Don't feel so bad for the Pens, however. The Carolina Hurricanes are working on a $36 million budget, yet they were able to re-sign Ron Francis, Sami Kapanen, Jeff O'Neill and others after reaching the Stanley Cup Finals. What has Patrick done this offseason to get his team back to the playoffs? He lost Lang. He re-signed about 10 players eligible for restricted free agency or arbitration. As for acquisitions, he picked up Steve McKenna, who proved he couldn't fight, skate, shoot or stickhandle during his first stint in Pittsburgh; Marc Bergevin, who proved he was too old to play two seasons ago in Pittsburgh; Vladimir Vujtek, who has proved he couldn't play at the NHL level each of the last 25 times he attempted to; Dickie Tarnstrom, who coughed up more pucks in his own end last season than a Sunshine Acres resident during dinner; and Francois Leroux, who played in Germany last season and improved his "skills" without having to worry about fighting. Oh boy.

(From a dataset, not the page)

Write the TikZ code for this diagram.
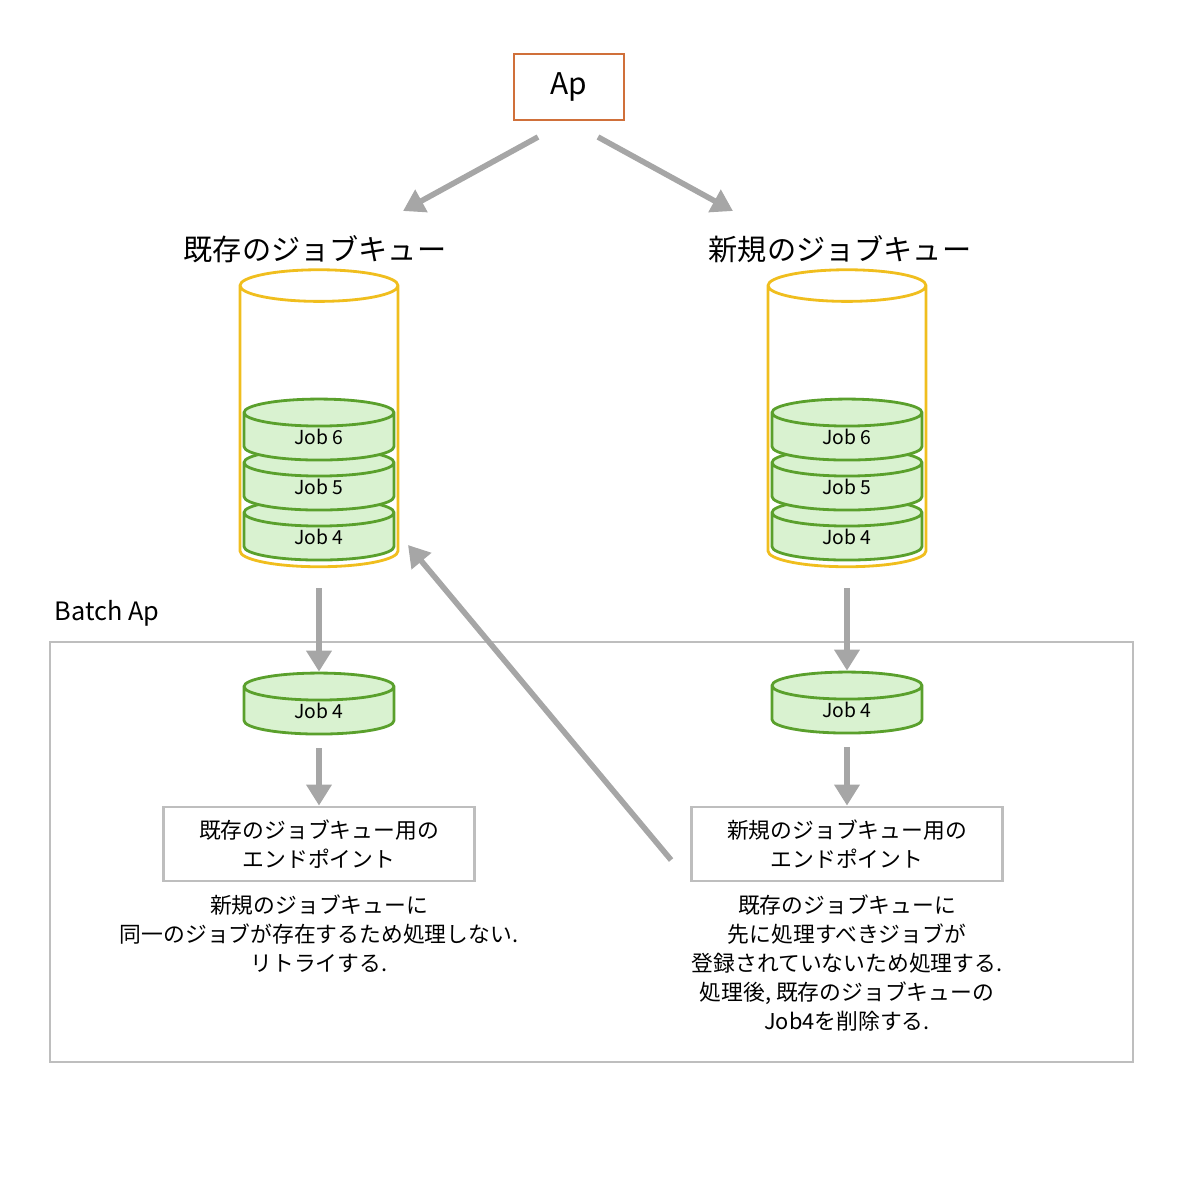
\documentclass[tikz,border=0pt]{standalone}
\usepackage{fontspec}
\setmainfont{Noto Sans CJK JP}
\usetikzlibrary{shapes,arrows.meta,positioning,fit,calc}

\begin{document}
\begin{tikzpicture}[x=1cm,y=1cm, every node/.style={font=\fontsize{6.2}{8.2}\selectfont}]
        \definecolor{apline}{RGB}{208,112,58}
        \definecolor{queueline}{RGB}{240,190,30}
        \definecolor{jobline}{RGB}{90,160,44}
        \definecolor{jobfill}{RGB}{217,242,208}
        \definecolor{arrowgray}{RGB}{166,166,166}
        \definecolor{boxgray}{RGB}{190,190,190}
        \tikzset{
            queue/.style={cylinder, shape border rotate=90, draw=queueline, thick, fill=white, minimum width=1.58cm, minimum height=2.97cm, aspect=1.35},
            job/.style={cylinder, shape border rotate=90, draw=jobline, thick, fill=jobfill, minimum width=1.5cm, minimum height=0.61cm, aspect=0.55, inner sep=0pt, font=\fontsize{5.5}{6}\selectfont},
            flow/.style={-{Triangle[length=6pt,width=7pt]}, line width=1.6pt, arrowgray},
            endpoint/.style={draw=boxgray, thick, minimum width=3.11cm, minimum height=0.74cm, align=center}
        }
        \useasboundingbox (0,0) rectangle (12,-12);

        % Ap box
        \node[draw=apline, thick, minimum width=1.1cm, minimum height=0.66cm, font=\fontsize{8.5}{10}\selectfont] (ap) at (5.69,-0.87) {Ap};

        % queue titles
        \node[font=\fontsize{8.3}{10}\selectfont] (oldtitle) at (3.15,-2.49) {既存のジョブキュー};
        \node[font=\fontsize{8.3}{10}\selectfont] (newtitle) at (8.40,-2.49) {新規のジョブキュー};
        \coordinate (oldin) at (4.03,-2.11);
        \coordinate (newin) at (7.33,-2.11);
        \draw[flow] (5.38,-1.37) -- (oldin);
        \draw[flow] (5.98,-1.37) -- (newin);

        % queues
        \node[queue] (oldq) at (3.19,-4.31) {};
        \node[queue] (newq) at (8.47,-4.31) {};

        % jobs in queues
        \node[job] (oldjob4) at (3.19,-5.37) {Job 4};
        \node[job] (oldjob5) at (3.19,-4.87) {Job 5};
        \node[job] (oldjob6) at (3.19,-4.37) {Job 6};
        \node[job] (newjob4) at (8.47,-5.37) {Job 4};
        \node[job] (newjob5) at (8.47,-4.87) {Job 5};
        \node[job] (newjob6) at (8.47,-4.37) {Job 6};

        % Batch Ap frame
        \node[draw=boxgray, thick, minimum width=10.83cm, minimum height=4.2cm] (batch) at (5.915,-8.52) {};
        \node[anchor=south west, font=\fontsize{7.2}{8}\selectfont, inner sep=0pt] (batchlabel) at (0.54,-6.27) {Batch Ap};

        % fetched jobs
        \node[job] (oldtake) at (3.19,-7.11) {Job 4};
        \node[job] (newtake) at (8.47,-7.10) {Job 4};
        \draw[flow] (oldq.south) ++(0,-0.2) -- (oldtake.north);
        \draw[flow] (newq.south) ++(0,-0.2) -- (newtake.north);

        % endpoints
        \node[endpoint] (oldend) at (3.19,-8.44) {既存のジョブキュー用の\\エンドポイント};
        \node[endpoint] (newend) at (8.47,-8.44) {新規のジョブキュー用の\\エンドポイント};
        \draw[flow] (oldtake.south) ++(0,-0.13) -- (oldend.north);
        \draw[flow] (newtake.south) ++(0,-0.13) -- (newend.north);

        % check back into existing queue
        \coordinate (checkin) at (4.08,-5.45);
        \draw[flow] (newend.west) ++(-0.19,-0.16) -- (checkin);

        % notes
        \node[below=0.12cm of oldend, align=center, inner sep=0pt] (oldnote) {新規のジョブキューに\\同一のジョブが存在するため処理しない.\\リトライする.};
        \node[below=0.12cm of newend, align=center, inner sep=0pt] (newnote) {既存のジョブキューに\\先に処理すべきジョブが\\登録されていないため処理する.\\処理後, 既存のジョブキューの\\Job4を削除する.};
    \end{tikzpicture}
\end{document}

Forget the Bobby Holiks, Billy Guerins and Curtis Josephs of the world; the Pens got Frankie Leroux. It just doesn't get any better than this.
That signing, of course, was before Marty Straka injured himself again. Once word got round that Straka might be out a long time, Patrick knew he needed more than an old, slow, 6-foot-6 defenseman who would probably spend the entire season in the AHL. He needed someone with speed and skill. Even though Andrew Cassels' name and a $3 million price tag have been floating around Pittsburgh, Daigle fit the bill for a much cheaper price.
Patrick has worked magic before with players he has picked off of the scrap heap. Straka was one of those players. He turned out to be All-Star material. While it's a long shot, the same could happen with Daigle.
But with so many questions (it is rumored that Lemieux still hasn't had on-ice workouts this offseason) and so little talent, the Penguins need a lot more than long shots. They need quality NHL players who can skate and score.
Craig Patrick has yet to deliver any such talent for his team.
Unfortunately, he's a long shot to do it before training camp begins.